Pero seamos honestos. ¿Quién va a dar la cara por nosotros? Un país emergente, en “vías de desarrollo”. Visible con la lupa más hiperbólica del mundo.

¿Y cuál es ese desarrollo? Destruir nuestros bosques, nuestras costumbres, nuestra identidad; seguir un camino ya trazado, con el riesgo de ser tratados como parias si nos atrevemos a tomar algún atajo, alguna vía no común. -“Pero solo será por un rato”, podemos decir. –“¿Ves esa línea? Síguela. O te jodes con nosotros”.


Esa es la herencia que nos van dejando: Alienación.

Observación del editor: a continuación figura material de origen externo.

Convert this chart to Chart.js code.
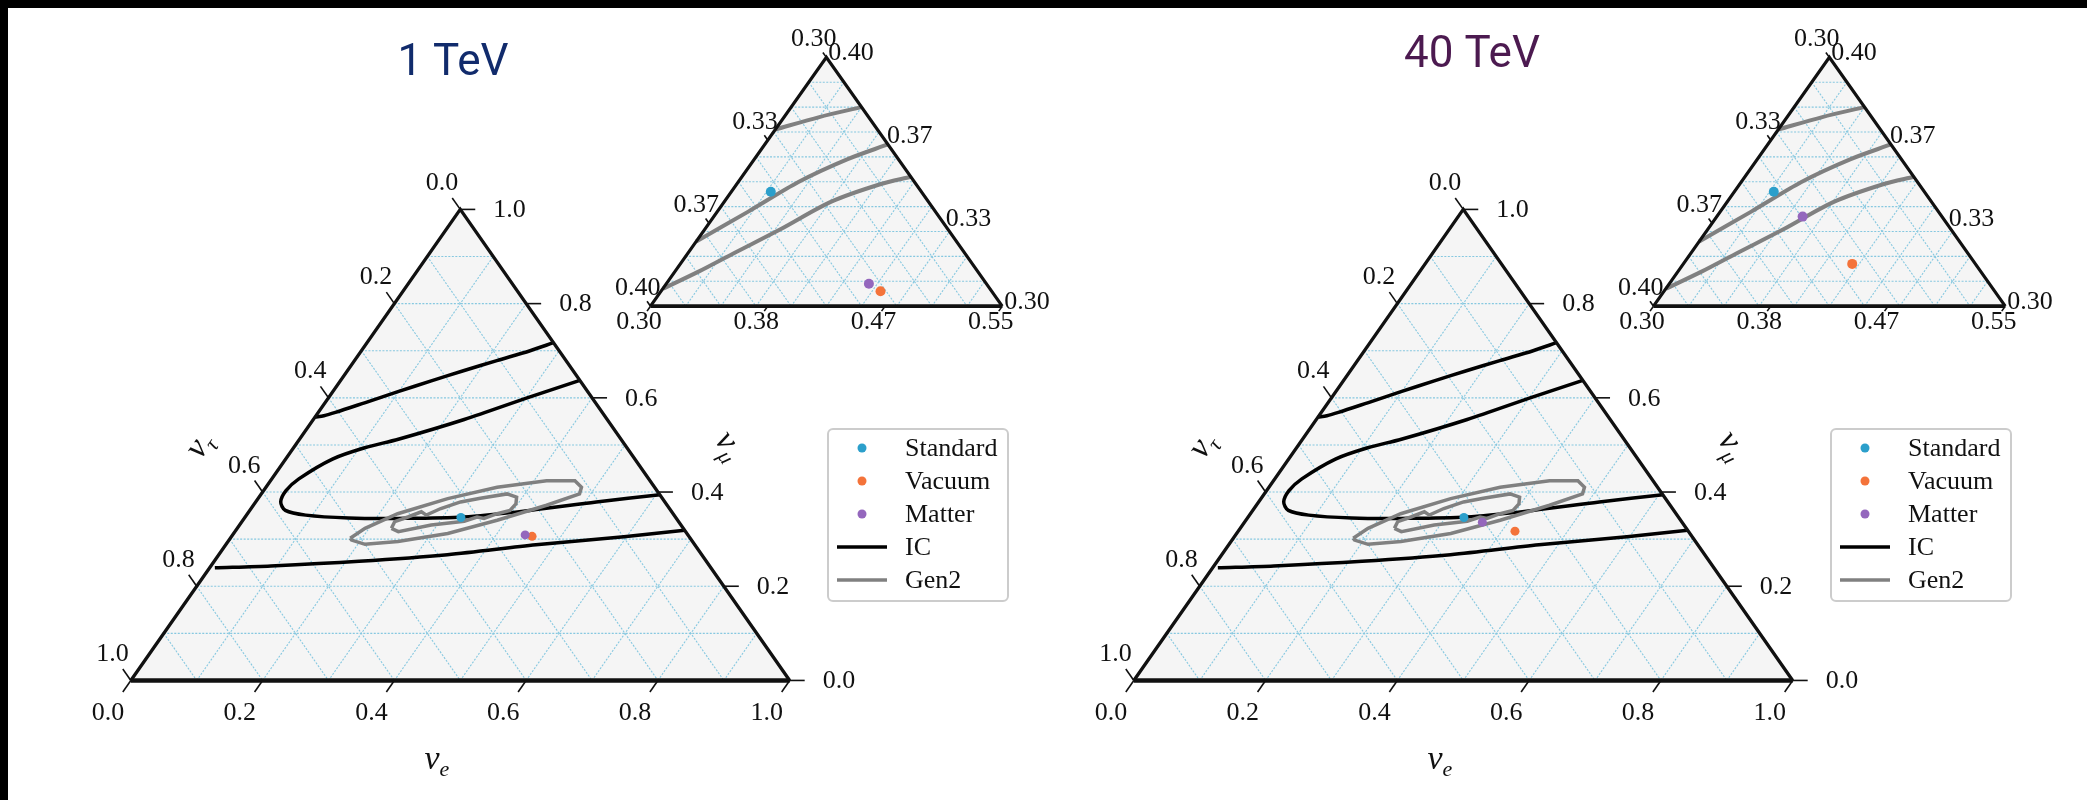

Pero nosotros no hemos decidido aún nuestro límite, aún podemos escapar de esa ley que pocos se atreven a romper. Las manos que palpan esta tierra pueden comprobar la textura de la sangre y de las lágrimas derramadas en inalcanzables batallas que se comprometieron a defender la libertad que hoy gozamos, que nos estamos esforzando en seguir gozando. Sin embargo, bien podría mencionar que Perú nuevamente ha caído en las fauces de la esclavitud; esclavitud en forma de modernismo y tecnología; y esa ayuda que tanto reclamábamos solo podríamos encontrarla en nosotros mismos, porque los grandes no quieren dárnosla y los pequeños no pueden.


Carecemos de ese nacionalismo que tanto ayudó a otros en el pasado, tenemos nuestros propios defectos, sí, muchos, pero concebimos fuertemente la idea de que un hogar se debe proteger a capa y espada…aunque no sea el hogar más perfecto. Y si esa pequeña noción la colocásemos en una analogía con nuestra país, no pasaría mucho tiempo para que aquellos que heredaremos esta tierra gritemos al unísono; por mi bien, por tu bien, por el bien de todos:


“Y cuando yo muera, el Perú de hoy, morirá conmigo”.